-- STORED DATA start --

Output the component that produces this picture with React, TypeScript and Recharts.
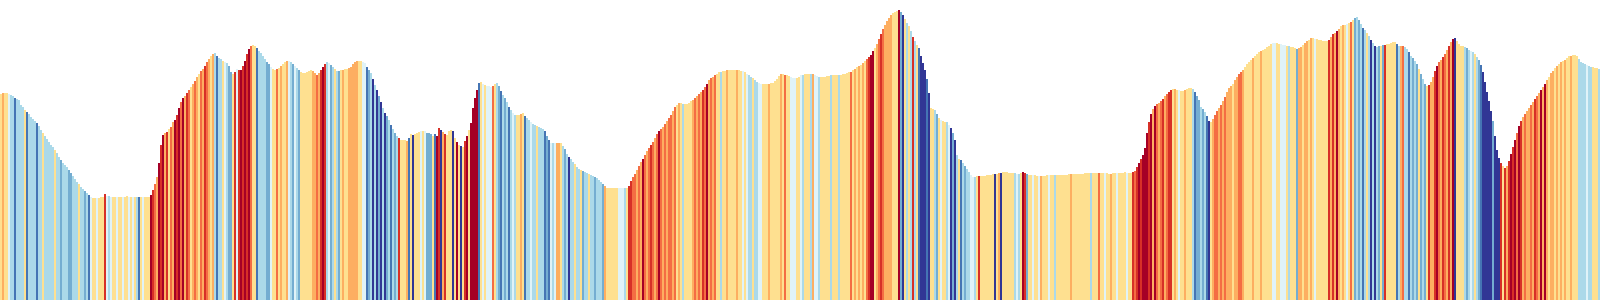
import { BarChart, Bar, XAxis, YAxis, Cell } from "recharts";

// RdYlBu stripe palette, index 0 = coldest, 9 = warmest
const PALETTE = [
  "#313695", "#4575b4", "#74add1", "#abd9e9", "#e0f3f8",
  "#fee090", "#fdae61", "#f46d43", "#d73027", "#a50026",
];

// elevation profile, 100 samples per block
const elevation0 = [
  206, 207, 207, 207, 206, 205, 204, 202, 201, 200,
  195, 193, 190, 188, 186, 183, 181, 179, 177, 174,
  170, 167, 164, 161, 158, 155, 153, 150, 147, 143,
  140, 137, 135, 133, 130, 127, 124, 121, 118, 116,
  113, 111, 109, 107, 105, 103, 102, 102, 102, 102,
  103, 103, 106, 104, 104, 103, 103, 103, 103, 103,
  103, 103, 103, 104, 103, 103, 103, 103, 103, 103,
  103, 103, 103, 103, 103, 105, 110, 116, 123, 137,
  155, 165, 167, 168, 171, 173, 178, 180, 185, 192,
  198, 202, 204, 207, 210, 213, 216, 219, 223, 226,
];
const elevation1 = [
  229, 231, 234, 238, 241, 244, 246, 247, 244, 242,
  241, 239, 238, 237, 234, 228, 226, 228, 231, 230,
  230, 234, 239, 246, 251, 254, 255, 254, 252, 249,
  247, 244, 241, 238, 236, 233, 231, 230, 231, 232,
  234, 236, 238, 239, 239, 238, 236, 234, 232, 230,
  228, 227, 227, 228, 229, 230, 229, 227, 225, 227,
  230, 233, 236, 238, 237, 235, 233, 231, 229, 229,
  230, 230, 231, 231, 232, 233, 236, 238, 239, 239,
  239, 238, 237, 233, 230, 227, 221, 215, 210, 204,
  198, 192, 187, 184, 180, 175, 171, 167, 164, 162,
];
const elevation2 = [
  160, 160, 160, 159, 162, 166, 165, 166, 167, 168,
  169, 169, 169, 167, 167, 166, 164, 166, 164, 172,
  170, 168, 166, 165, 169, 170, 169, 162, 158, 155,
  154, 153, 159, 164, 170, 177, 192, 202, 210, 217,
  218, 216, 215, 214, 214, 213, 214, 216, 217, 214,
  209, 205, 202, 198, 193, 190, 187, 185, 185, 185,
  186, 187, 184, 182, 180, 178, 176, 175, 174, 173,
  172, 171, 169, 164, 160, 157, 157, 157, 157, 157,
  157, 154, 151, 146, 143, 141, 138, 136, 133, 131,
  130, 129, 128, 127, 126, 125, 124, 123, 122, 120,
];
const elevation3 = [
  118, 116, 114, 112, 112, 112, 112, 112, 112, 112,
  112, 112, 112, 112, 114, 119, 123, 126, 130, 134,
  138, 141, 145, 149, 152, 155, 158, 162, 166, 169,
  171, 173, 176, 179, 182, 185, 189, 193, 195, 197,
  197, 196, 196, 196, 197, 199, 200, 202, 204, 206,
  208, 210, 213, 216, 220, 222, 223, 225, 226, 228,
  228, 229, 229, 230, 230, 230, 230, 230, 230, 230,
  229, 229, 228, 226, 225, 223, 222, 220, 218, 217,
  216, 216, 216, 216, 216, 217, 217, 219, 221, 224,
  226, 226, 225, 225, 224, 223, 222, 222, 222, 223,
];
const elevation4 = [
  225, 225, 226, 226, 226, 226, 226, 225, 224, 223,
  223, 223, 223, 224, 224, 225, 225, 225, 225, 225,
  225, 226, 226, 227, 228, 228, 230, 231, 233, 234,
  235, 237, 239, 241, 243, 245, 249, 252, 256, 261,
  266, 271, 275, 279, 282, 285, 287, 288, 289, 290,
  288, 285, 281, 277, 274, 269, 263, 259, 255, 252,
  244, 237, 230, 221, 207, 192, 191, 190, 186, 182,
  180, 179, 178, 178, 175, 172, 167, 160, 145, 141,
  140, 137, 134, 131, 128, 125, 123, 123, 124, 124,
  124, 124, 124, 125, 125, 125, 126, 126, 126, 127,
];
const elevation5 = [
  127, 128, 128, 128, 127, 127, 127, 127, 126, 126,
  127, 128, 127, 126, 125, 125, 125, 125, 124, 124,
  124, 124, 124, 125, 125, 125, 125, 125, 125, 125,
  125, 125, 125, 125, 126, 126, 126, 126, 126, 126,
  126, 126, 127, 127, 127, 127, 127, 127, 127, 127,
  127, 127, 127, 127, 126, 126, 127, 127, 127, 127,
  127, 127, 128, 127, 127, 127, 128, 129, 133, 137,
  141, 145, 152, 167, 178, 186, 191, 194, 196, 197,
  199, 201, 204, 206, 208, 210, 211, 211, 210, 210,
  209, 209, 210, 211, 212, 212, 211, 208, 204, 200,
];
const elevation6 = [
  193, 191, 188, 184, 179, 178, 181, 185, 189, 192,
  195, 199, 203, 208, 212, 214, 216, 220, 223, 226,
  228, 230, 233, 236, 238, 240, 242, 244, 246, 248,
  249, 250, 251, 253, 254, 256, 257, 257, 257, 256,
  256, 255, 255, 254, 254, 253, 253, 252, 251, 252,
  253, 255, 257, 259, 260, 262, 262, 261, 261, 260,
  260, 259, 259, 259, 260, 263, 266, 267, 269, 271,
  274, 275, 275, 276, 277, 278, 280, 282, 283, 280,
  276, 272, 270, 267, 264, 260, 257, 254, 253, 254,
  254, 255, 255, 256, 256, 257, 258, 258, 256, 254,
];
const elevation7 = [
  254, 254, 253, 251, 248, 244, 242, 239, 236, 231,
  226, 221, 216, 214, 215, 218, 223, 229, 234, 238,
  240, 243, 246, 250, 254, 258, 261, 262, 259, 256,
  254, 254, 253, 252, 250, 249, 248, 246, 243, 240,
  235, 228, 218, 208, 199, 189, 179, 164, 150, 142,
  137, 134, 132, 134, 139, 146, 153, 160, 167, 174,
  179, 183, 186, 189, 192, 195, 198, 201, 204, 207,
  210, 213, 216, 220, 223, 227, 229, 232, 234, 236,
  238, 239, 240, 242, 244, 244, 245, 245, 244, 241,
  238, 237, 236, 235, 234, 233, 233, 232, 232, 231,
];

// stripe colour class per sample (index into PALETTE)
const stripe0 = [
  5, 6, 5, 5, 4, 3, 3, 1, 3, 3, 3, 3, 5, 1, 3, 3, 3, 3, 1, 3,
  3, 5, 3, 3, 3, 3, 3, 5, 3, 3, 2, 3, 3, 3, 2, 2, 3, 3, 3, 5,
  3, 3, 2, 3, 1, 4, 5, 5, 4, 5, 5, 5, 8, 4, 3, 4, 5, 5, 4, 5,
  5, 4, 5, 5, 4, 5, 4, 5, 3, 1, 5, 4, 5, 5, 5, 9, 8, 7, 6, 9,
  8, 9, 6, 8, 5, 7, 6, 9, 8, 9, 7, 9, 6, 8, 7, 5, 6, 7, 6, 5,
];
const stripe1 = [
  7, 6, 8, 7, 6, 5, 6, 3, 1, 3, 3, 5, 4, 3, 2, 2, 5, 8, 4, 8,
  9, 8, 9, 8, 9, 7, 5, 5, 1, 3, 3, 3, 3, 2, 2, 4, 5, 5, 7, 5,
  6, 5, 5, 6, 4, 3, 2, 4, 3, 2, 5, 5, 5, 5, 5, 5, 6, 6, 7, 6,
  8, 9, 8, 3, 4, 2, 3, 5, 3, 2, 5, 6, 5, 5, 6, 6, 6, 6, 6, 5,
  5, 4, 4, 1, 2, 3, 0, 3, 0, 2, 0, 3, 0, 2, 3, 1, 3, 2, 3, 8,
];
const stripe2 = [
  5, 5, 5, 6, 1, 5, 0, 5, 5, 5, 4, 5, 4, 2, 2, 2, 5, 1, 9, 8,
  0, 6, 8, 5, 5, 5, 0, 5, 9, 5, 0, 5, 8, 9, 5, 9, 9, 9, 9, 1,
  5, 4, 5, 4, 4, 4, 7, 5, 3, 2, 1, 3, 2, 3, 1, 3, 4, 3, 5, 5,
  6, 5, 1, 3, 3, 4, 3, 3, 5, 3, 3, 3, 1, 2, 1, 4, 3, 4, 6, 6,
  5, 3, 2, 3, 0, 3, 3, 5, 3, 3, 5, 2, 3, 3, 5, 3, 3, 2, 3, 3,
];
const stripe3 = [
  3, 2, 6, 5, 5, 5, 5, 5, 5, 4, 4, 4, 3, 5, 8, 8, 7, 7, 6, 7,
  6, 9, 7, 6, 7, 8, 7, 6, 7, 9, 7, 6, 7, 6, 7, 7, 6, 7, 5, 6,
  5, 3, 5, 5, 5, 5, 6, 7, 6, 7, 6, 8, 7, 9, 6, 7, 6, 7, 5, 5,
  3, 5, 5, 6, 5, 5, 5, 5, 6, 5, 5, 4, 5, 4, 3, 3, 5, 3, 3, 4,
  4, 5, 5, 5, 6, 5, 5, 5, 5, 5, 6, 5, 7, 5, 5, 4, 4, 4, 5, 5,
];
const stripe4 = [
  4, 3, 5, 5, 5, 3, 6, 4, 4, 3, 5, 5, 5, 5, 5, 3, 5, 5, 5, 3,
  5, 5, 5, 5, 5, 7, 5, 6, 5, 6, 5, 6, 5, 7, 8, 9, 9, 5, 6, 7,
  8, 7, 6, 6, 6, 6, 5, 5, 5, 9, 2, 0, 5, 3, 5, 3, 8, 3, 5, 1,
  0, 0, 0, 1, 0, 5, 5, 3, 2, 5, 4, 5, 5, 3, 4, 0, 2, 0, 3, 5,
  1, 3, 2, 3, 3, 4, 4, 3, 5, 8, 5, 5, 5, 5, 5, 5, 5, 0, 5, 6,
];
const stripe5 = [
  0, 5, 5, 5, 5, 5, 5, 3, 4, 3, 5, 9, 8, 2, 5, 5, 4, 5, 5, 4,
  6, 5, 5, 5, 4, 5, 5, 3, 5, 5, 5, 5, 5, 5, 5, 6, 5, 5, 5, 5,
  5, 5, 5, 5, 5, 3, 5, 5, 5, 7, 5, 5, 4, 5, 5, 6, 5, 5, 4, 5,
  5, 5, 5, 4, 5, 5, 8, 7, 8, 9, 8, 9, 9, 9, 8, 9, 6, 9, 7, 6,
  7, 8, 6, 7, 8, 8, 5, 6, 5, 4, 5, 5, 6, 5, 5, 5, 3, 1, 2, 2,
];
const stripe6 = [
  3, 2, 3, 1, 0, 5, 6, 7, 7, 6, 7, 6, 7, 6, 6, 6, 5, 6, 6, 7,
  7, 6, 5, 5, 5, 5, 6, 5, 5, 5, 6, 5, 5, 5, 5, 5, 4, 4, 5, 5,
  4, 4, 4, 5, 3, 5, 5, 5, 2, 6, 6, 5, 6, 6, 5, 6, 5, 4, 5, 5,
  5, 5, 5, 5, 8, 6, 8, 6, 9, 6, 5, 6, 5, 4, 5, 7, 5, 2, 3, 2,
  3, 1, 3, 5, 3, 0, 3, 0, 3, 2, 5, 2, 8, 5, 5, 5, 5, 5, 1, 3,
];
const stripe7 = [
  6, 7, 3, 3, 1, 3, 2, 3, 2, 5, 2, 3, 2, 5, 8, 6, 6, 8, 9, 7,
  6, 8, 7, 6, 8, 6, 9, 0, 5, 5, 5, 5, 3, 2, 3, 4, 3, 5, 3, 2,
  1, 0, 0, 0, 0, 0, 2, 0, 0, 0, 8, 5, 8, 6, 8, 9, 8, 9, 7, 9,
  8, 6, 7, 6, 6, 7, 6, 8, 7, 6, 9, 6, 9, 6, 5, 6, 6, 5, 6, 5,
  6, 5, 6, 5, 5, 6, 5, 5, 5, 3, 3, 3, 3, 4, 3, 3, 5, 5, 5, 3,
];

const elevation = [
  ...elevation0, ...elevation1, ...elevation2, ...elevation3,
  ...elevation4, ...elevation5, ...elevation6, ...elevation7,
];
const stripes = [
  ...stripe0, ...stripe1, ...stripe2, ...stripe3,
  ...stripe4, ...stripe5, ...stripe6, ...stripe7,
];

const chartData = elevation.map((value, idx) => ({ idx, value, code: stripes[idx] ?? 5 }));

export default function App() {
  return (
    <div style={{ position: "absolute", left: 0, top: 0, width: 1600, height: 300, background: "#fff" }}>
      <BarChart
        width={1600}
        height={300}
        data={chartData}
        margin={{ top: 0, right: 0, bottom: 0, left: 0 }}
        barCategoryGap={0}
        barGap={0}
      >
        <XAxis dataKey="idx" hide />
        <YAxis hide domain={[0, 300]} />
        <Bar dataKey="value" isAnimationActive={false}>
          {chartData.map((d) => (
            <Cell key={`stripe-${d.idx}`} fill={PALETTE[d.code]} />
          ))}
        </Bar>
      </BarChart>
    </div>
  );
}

-- STORED DATA end --

THE EXERCISE |
Write out each line of the listing above, exactly, from its first line to the line holding "XAxis, YAxis, Cell", inclusive. Skip the pictures.

SOLVED PROBLEM |
Output the component that produces this picture with React, TypeScript and Recharts.
import { BarChart, Bar, XAxis, YAxis, Cell } from "recharts";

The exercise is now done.